20 Temmuz 2008 Pazar

viva la vida loca

Dağıldı dağılıyor, bırak dağınık kalsın derken Coldplay yeni albüm çıkarttı: Viva la Vida or Death and All His Friends. Trouble'ın sandaliyeli klibini ilk seyrettiğimde eşekten düşmüş gibi olmuştum. O zaman internet de şimdiki gibi değil, binbir güçlükle parachutes'i bulup canını çıkarana kadar dinlemiştim. A rush of blood da fena değildi ama tempo gittikçe düştü, artık sonlara doğru "biri chrisin nabzına baksın öldü galiba" şarkılarına dönüştü. Nerde başlayıp nerde bittiği belli olmayan sonsuz yavaşlıktaki şarkılar sıtkımı sıyırdığı için bu albümü de dinlemek niyetinde değildim aslında. Ama çok iyi yorumlar okuyunca trouble'ın hatrına bir denedim. Hiç fena değil.

Albümün temposunu şöyle özetliyebilirim: genel standartlara göre sakin, coldplay standartlarına göre ohh disko disko. Sadece piyanodan oluşan ve hadi kardeşim öbür tuşa da bas artık durağanlığındaki şarkılardan sonra bu sefer büyük bir orkestra var, yaylılar falan. Bir de benim sağırlığımdan olabilir ama yer yer 80'ler popundan etkiler var bariz. Hatta bazı şarkılar 80'lerdeki gençlik filmlerinin tema şarkıları gibi. Hani gencimiz dansçı/sporcu/şarkıcı olmak istiyordur da etrafındakilerin engellemelerine ve son dakkadaki sakatlığa rağmen dansçı/sporcu/şarkıcı olmak için prova/antrenman/provalara ağırlık verir. İşte o prova/antrenman/provaların hızlandırılmış terli montajlı görüntüleri sırasında arkada çalan şarkılardan var birkaç tane albümde. Ben özellikle viva la vida'yı beğendim. Tavsiyelerimle..
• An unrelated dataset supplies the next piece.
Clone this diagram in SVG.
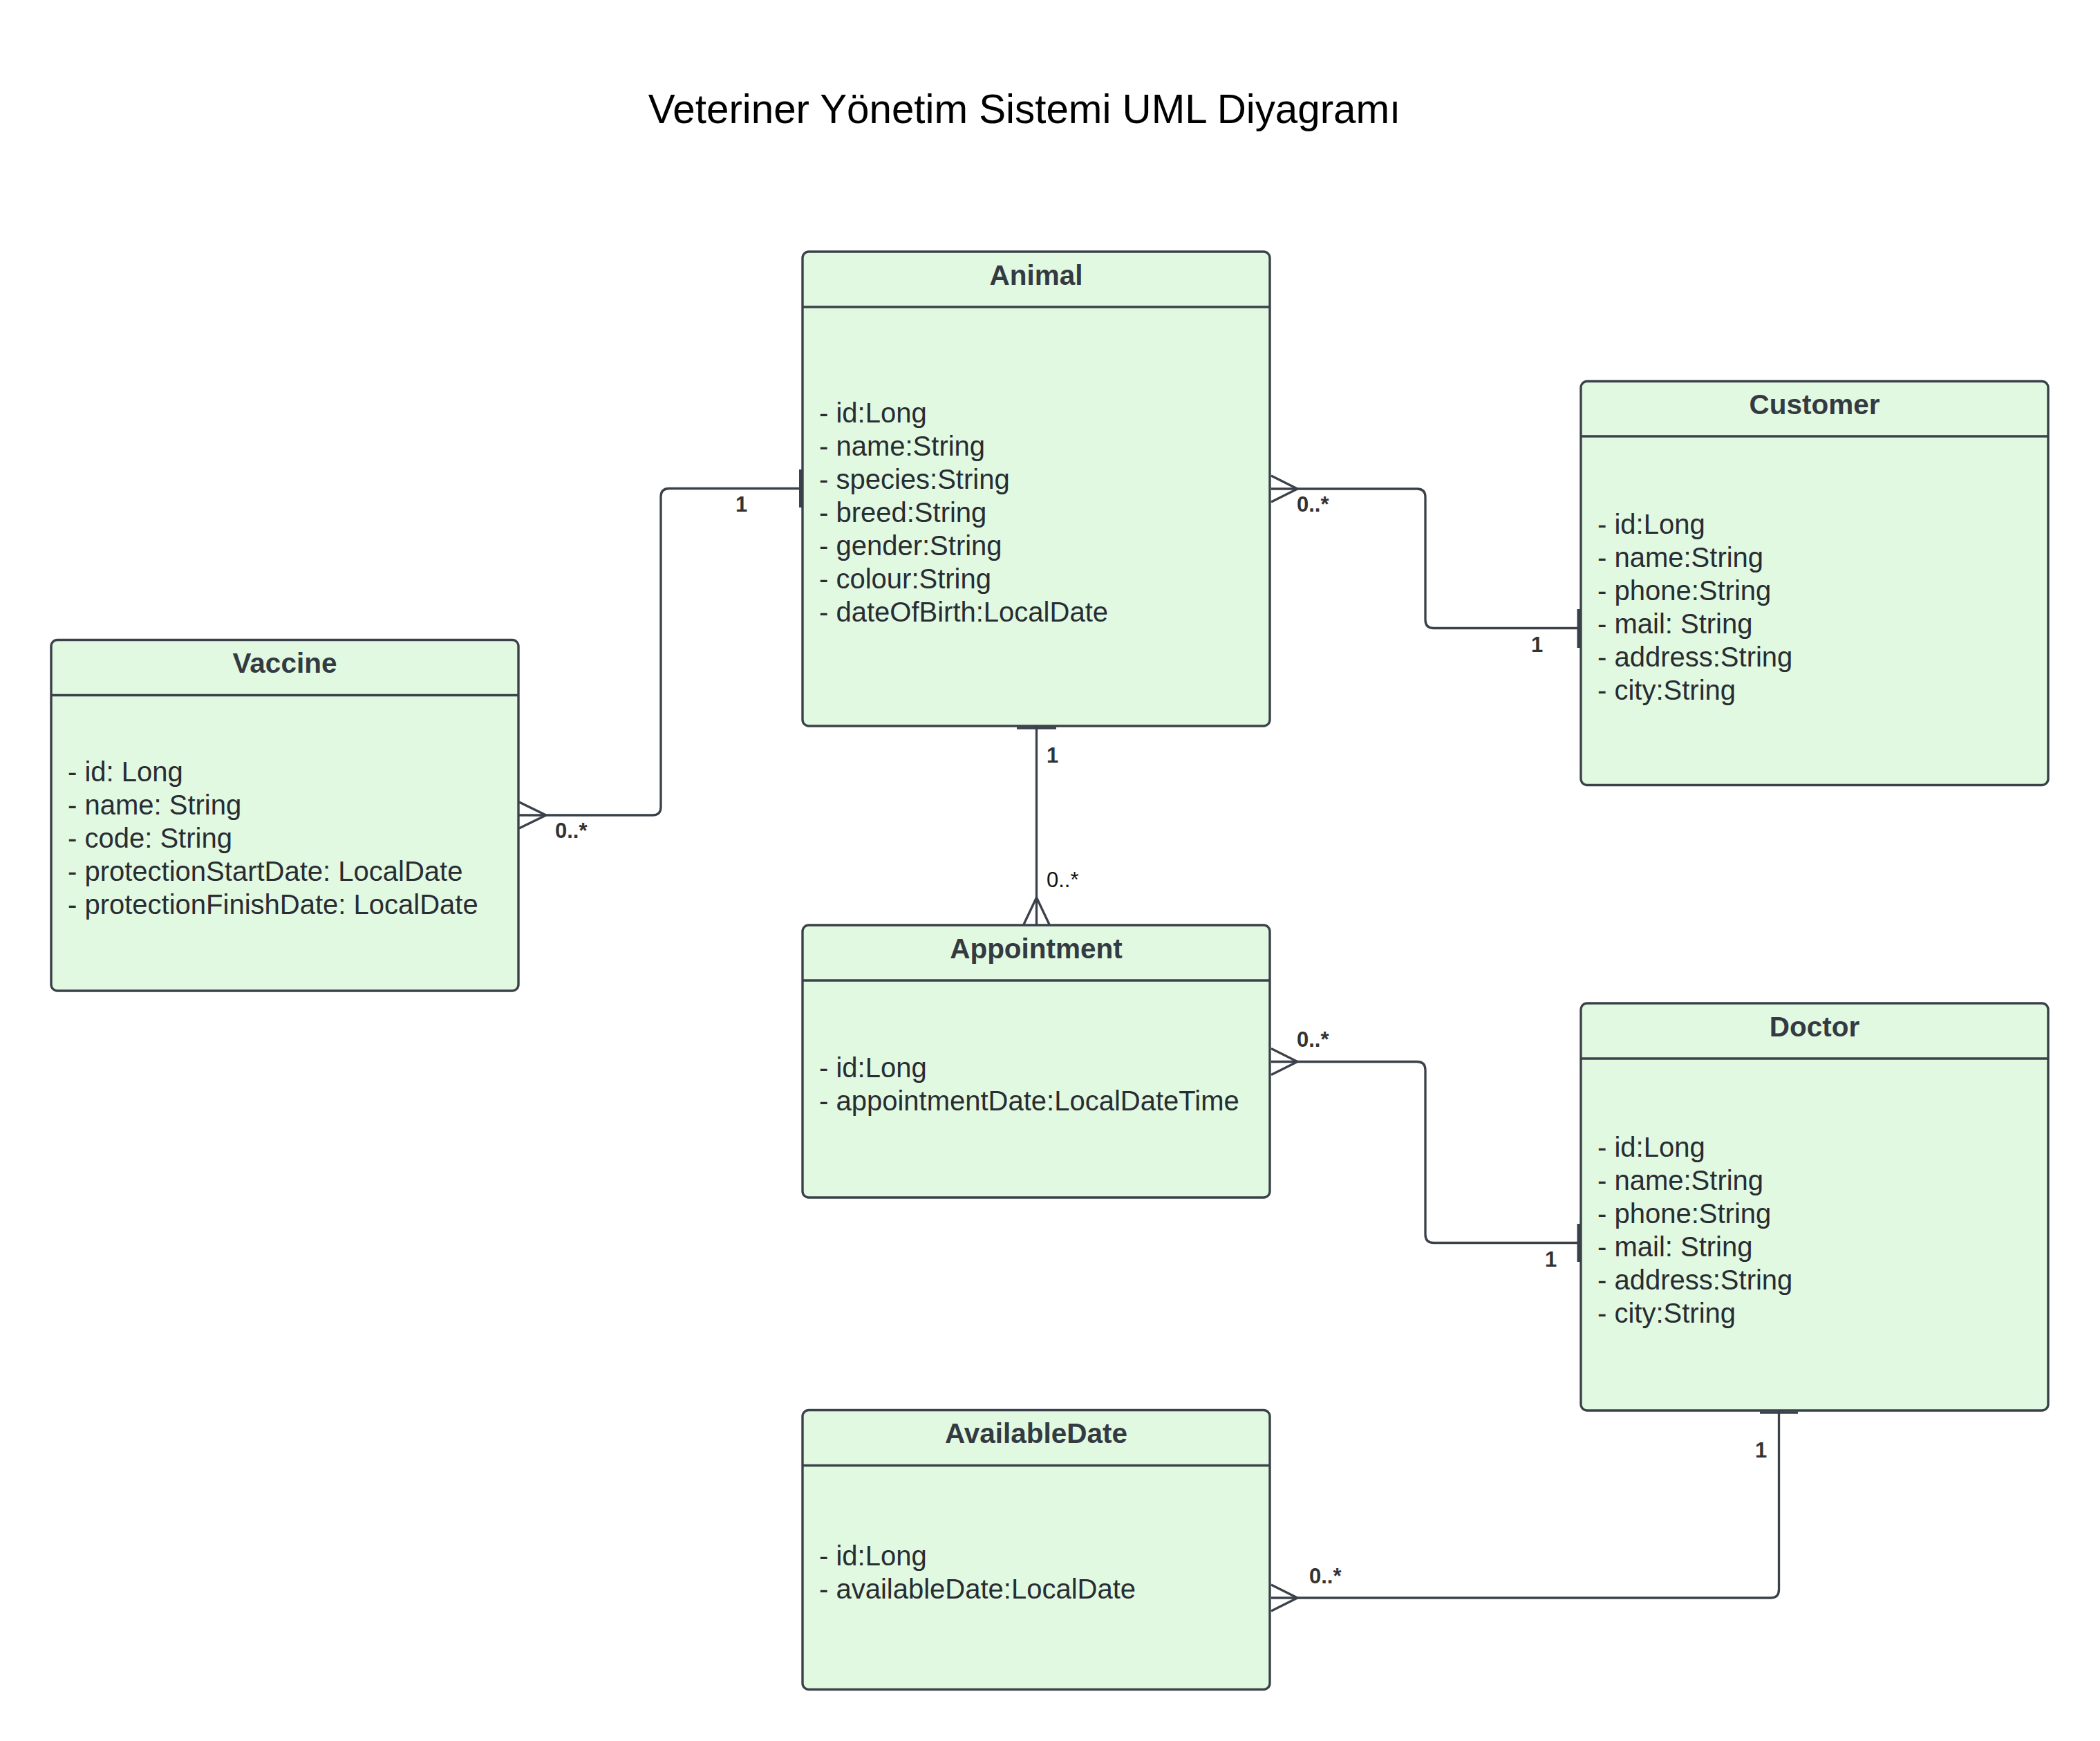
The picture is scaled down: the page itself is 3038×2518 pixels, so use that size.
<svg xmlns="http://www.w3.org/2000/svg" width="3038" height="2518" viewBox="0 0 3038 2518">
<style>
.box{fill:#e2f9e1;stroke:#3a414a;stroke-width:3.4}
.sep{stroke:#3a414a;stroke-width:3.4;fill:none}
.hd{font-family:"Liberation Sans",Arial,sans-serif;font-weight:bold;font-size:40.5px;fill:#333a42;text-anchor:middle}
.at{font-family:"Liberation Sans",Arial,sans-serif;font-size:40px;fill:#282c33}
.ln{fill:none;stroke:#3a414a;stroke-width:3.3;stroke-linejoin:round}
.bar{fill:none;stroke:#3a414a;stroke-width:5}
.lb{font-family:"Liberation Sans",Arial,sans-serif;font-weight:bold;font-size:31px;fill:#333}
.lr{font-family:"Liberation Sans",Arial,sans-serif;font-size:31px;fill:#111}
</style>
<rect width="3038" height="2518" fill="#fff"/>
<text x="1482" y="178" font-family="'Liberation Sans',Arial,sans-serif" font-size="58.3" fill="#000" text-anchor="middle">Veteriner Yönetim Sistemi UML Diyagramı</text>

<g id="connectors">
<path class="ln" d="M751 1179 H944 Q956 1179 956 1167 V718.5 Q956 706.5 968 706.5 H1161"/>
<path class="ln" d="M751 1160 L790 1179 L751 1198"/>
<path class="bar" d="M1158.5 679 V734"/>
<text class="lb" x="803" y="1212">0..*</text>
<text class="lb" x="1064" y="740">1</text>

<path class="ln" d="M1839 707 H2050 Q2062 707 2062 719 V896.5 Q2062 908.5 2074 908.5 H2287"/>
<path class="ln" d="M1839 688 L1877 707 L1839 726"/>
<path class="bar" d="M2284 881 V937"/>
<text class="lb" x="1876" y="740">0..*</text>
<text class="lb" x="2215" y="943">1</text>

<path class="ln" d="M1499.5 1050 V1338"/>
<path class="ln" d="M1481 1337 L1499.5 1298 L1518 1337"/>
<path class="bar" style="stroke-width:3.6" d="M1471 1053 H1528"/>
<text class="lb" x="1514" y="1103">1</text>
<text class="lr" x="1514" y="1283">0..*</text>

<path class="ln" d="M1839 1535.5 H2050 Q2062 1535.5 2062 1547.5 V1785.5 Q2062 1797.5 2074 1797.5 H2287"/>
<path class="ln" d="M1839 1516.5 L1877 1535.5 L1839 1554.5"/>
<path class="bar" d="M2284 1770 V1825"/>
<text class="lb" x="1876" y="1514">0..*</text>
<text class="lb" x="2235" y="1832">1</text>

<path class="ln" d="M2573.5 2040 V2299 Q2573.5 2311 2561.5 2311 H1839"/>
<path class="ln" d="M1839 2292 L1877 2311 L1839 2330"/>
<path class="bar" style="stroke-width:3.6" d="M2546 2043 H2601"/>
<text class="lb" x="1894" y="2290">0..*</text>
<text class="lb" x="2539" y="2108">1</text>
</g>

<g id="animal">
<rect class="box" x="1161" y="364" width="676" height="686" rx="9"/>
<path class="sep" d="M1161 444 H1837"/>
<text class="hd" x="1499" y="412">Animal</text>
<text class="at" x="1185" y="611">- id:Long</text>
<text class="at" x="1185" y="659">- name:String</text>
<text class="at" x="1185" y="707">- species:String</text>
<text class="at" x="1185" y="755">- breed:String</text>
<text class="at" x="1185" y="803">- gender:String</text>
<text class="at" x="1185" y="851">- colour:String</text>
<text class="at" x="1185" y="899">- dateOfBirth:LocalDate</text>
</g>

<g id="customer">
<rect class="box" x="2287" y="551.5" width="676" height="584" rx="9"/>
<path class="sep" d="M2287 631 H2963"/>
<text class="hd" x="2625" y="599">Customer</text>
<text class="at" x="2311" y="772">- id:Long</text>
<text class="at" x="2311" y="820">- name:String</text>
<text class="at" x="2311" y="868">- phone:String</text>
<text class="at" x="2311" y="916">- mail: String</text>
<text class="at" x="2311" y="964">- address:String</text>
<text class="at" x="2311" y="1012">- city:String</text>
</g>

<g id="vaccine">
<rect class="box" x="74" y="925.5" width="676" height="507.5" rx="9"/>
<path class="sep" d="M74 1005.5 H750"/>
<text class="hd" x="412" y="973">Vaccine</text>
<text class="at" x="98" y="1130">- id: Long</text>
<text class="at" x="98" y="1178">- name: String</text>
<text class="at" x="98" y="1226">- code: String</text>
<text class="at" x="98" y="1274">- protectionStartDate: LocalDate</text>
<text class="at" x="98" y="1322">- protectionFinishDate: LocalDate</text>
</g>

<g id="appointment">
<rect class="box" x="1161" y="1338" width="676" height="394" rx="9"/>
<path class="sep" d="M1161 1418 H1837"/>
<text class="hd" x="1499" y="1386">Appointment</text>
<text class="at" x="1185" y="1558">- id:Long</text>
<text class="at" x="1185" y="1606">- appointmentDate:LocalDateTime</text>
</g>

<g id="doctor">
<rect class="box" x="2287" y="1451" width="676" height="589" rx="9"/>
<path class="sep" d="M2287 1531 H2963"/>
<text class="hd" x="2625" y="1499">Doctor</text>
<text class="at" x="2311" y="1673">- id:Long</text>
<text class="at" x="2311" y="1721">- name:String</text>
<text class="at" x="2311" y="1769">- phone:String</text>
<text class="at" x="2311" y="1817">- mail: String</text>
<text class="at" x="2311" y="1865">- address:String</text>
<text class="at" x="2311" y="1913">- city:String</text>
</g>

<g id="availabledate">
<rect class="box" x="1161" y="2039.5" width="676" height="404" rx="9"/>
<path class="sep" d="M1161 2119.5 H1837"/>
<text class="hd" x="1499" y="2087">AvailableDate</text>
<text class="at" x="1185" y="2264">- id:Long</text>
<text class="at" x="1185" y="2312">- availableDate:LocalDate</text>
</g>
</svg>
Not: düğün yazısını melona bırakıyorum, ya da horatio'ya ya da kimse artık. Bende hiç resim yok doğru dürüst, kuru kuru yazmayalım.

6 yorum:

Vladimir dedi ki...

Bu albümü edinip edinmeme konusunda kararsız kalmıştım ama yazınızdan sonra bu öğlen hatta hemen edinmeye karar verdim.

Yesim Arpat dedi ki...

Ben düğünü sevdim. Su gibi. Öz ve netti. En güzeli.
Melo da çok güzeldi.
Hayırlı olsun diyorum tekrar.

Duella dedi ki...

melocanım, gelemediğim için beni affet. düğünler konusundaki hislerim malum. yine de şansım olsa orada olurdum. size mutluluklar diliyorum.

hafiye çektiği fotoları gösterdi, çok güzel olmuşsun:)

Herbert dedi ki...

vladimir, sorumlu hissettim kendimi. umarım beğenirsin :)
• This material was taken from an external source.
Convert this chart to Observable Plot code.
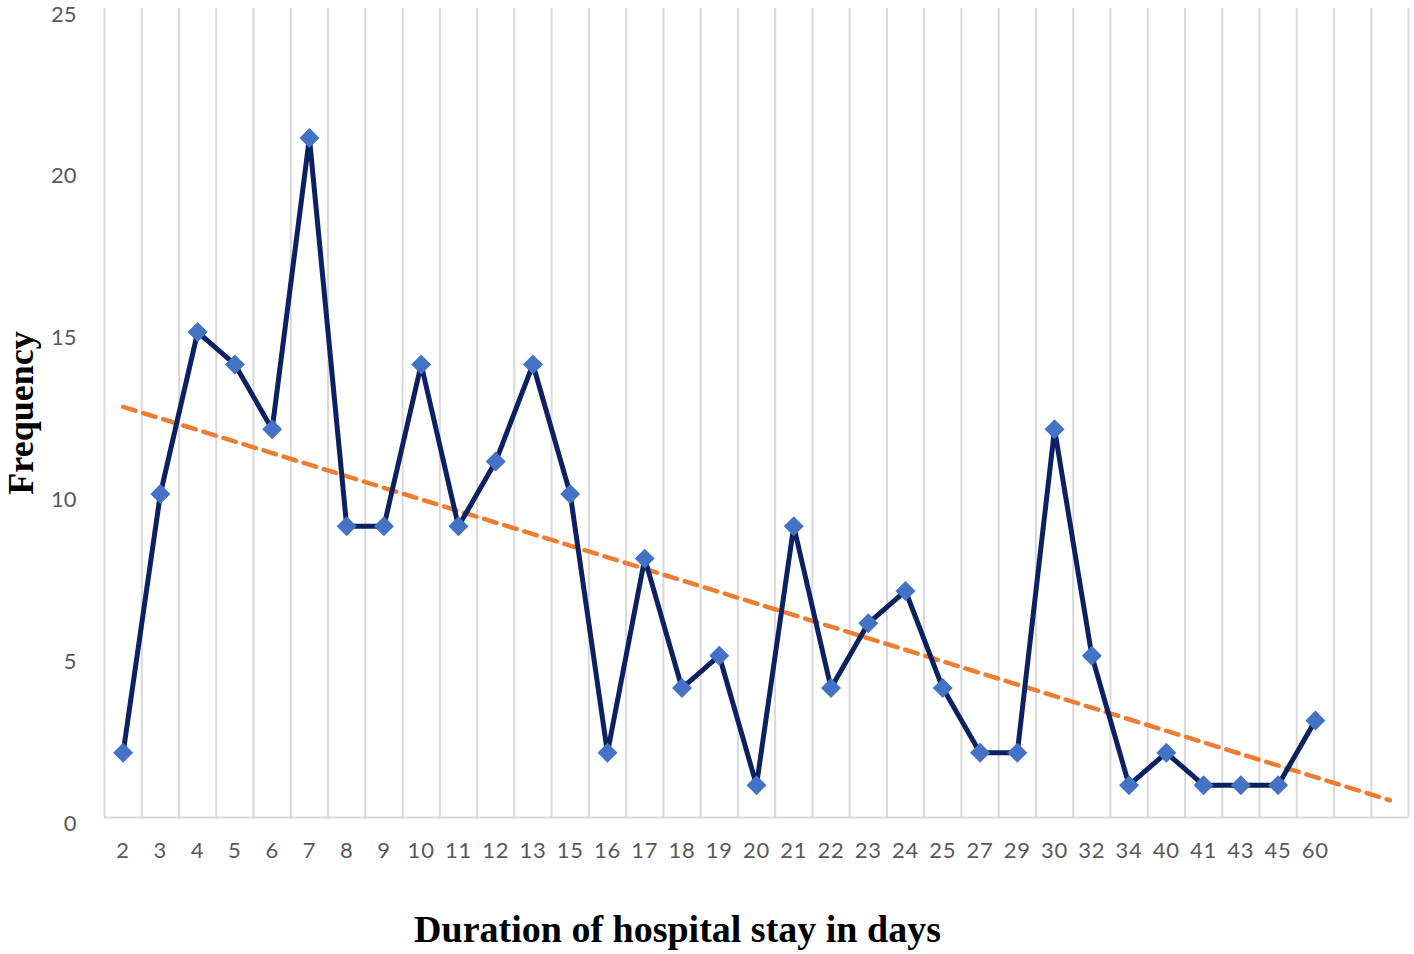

hafiye, düğüne gelip de bir merhaba demeden kaçmak da pes doğrusu.

duella nerelerdesin yahu

Yesim Arpat dedi ki...

Herbert Bey, siz niye meraba demediniz ki? O kaosunda Melo'nun bizi tanıştıramayacağı muhakkakken hem de. Siyah beyaz, zebra-print'i andıran elbiseli birini hatırlıyorduysan o bendim işte.
Tanışmayı da pansiyona saklayalım madem.

Duella dedi ki...

tabii tabii, pansiyonda buluşun siz:) şşttt, hafize hanım hafize hanım. pintilik yasaları gereği ben artık evde misafir ağırlamıyorum. dışarıda da sadece büfe görüşmelerine katılabilirim:)
şaka bi yana, melocan bi kendine gelsin (ben de çeşme'ye gidip geleyim) yapalım böyle bir operasyon.

herb'cüm, baktım mahalle sakinleri yaz moduna geçti, benim de anlatasım gelmedi. sen nerelerdesin? bitti mi turne?